Like Bird, I didn't quite understand what sort of experiment I'm involved in, so I might be imposing my own shape on the question.

In the scenario, I don't have to and am not allowed to work. So at least the second most significant element of the experience would be having a lot of time on my hands (after being in greater danger than I am presently in my life, which the scenario stresses through its references to gangs and such).

So what I think I'd try to do with my time is volunteer. I have sufficient culinary skills to work in a soup kitchen. I have basic fixer-upper-style skills. I could tutor kids. So I would make contact with the public school and the local parishes in town (Blackpool has four Catholic churches; even Durant has one), and nose about for how my labor could be put to good use. I might have to seek out sources of funding for materials and borrow tools, but old lady who needs a ramp installed? done. People will be suspicious of a do-good interloper, but if I can convince the parish priests of my sincerity, maybe they can set people at ease on that account.
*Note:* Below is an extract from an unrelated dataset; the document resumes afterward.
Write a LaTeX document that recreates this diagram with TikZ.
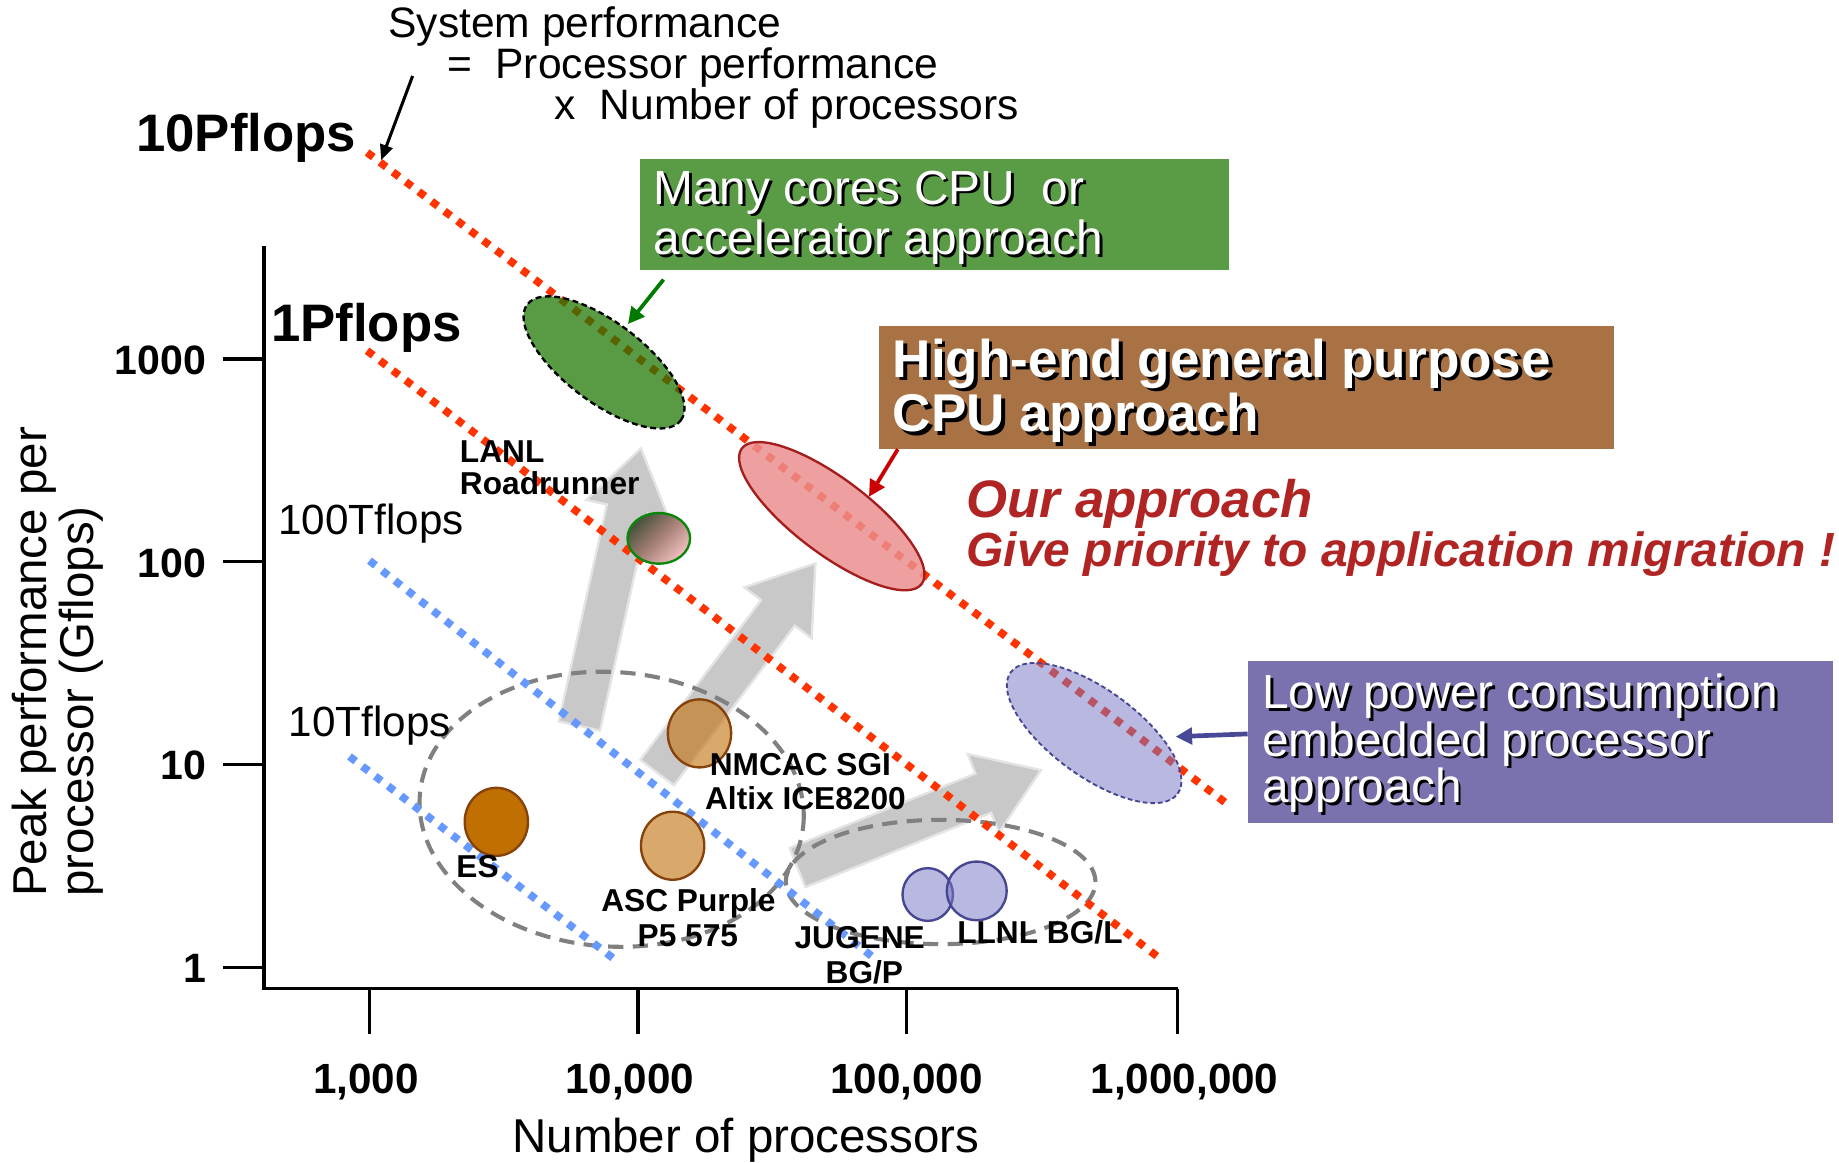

If the idea behind money is that I have pretty much only enough for basic survival, then that's what I'd do. If the budget is sufficient that by scrimping, I can free up some funds for discretionary purchases, one of the first would go to safety--an extra deadbolt on the door. I'm not too worried on that front, b/c presumably I don't possess much worth anyone's stealing. After that, I'd save up to be able to buy a round of drinks at the local pub for whatever lucky bastards were there on the day I pulled the funds together. (I'd go at a time when there were only three or four present.)

Blackpool and Durant each have a public library, so I'd get a borrower's card. Hunker down after dark and read.

I'd pick Blackpool b/c I'm an Anglophile, so whatever touring I was able to do, even if limited to the town itself, would flesh out my knowledge of English history and culture.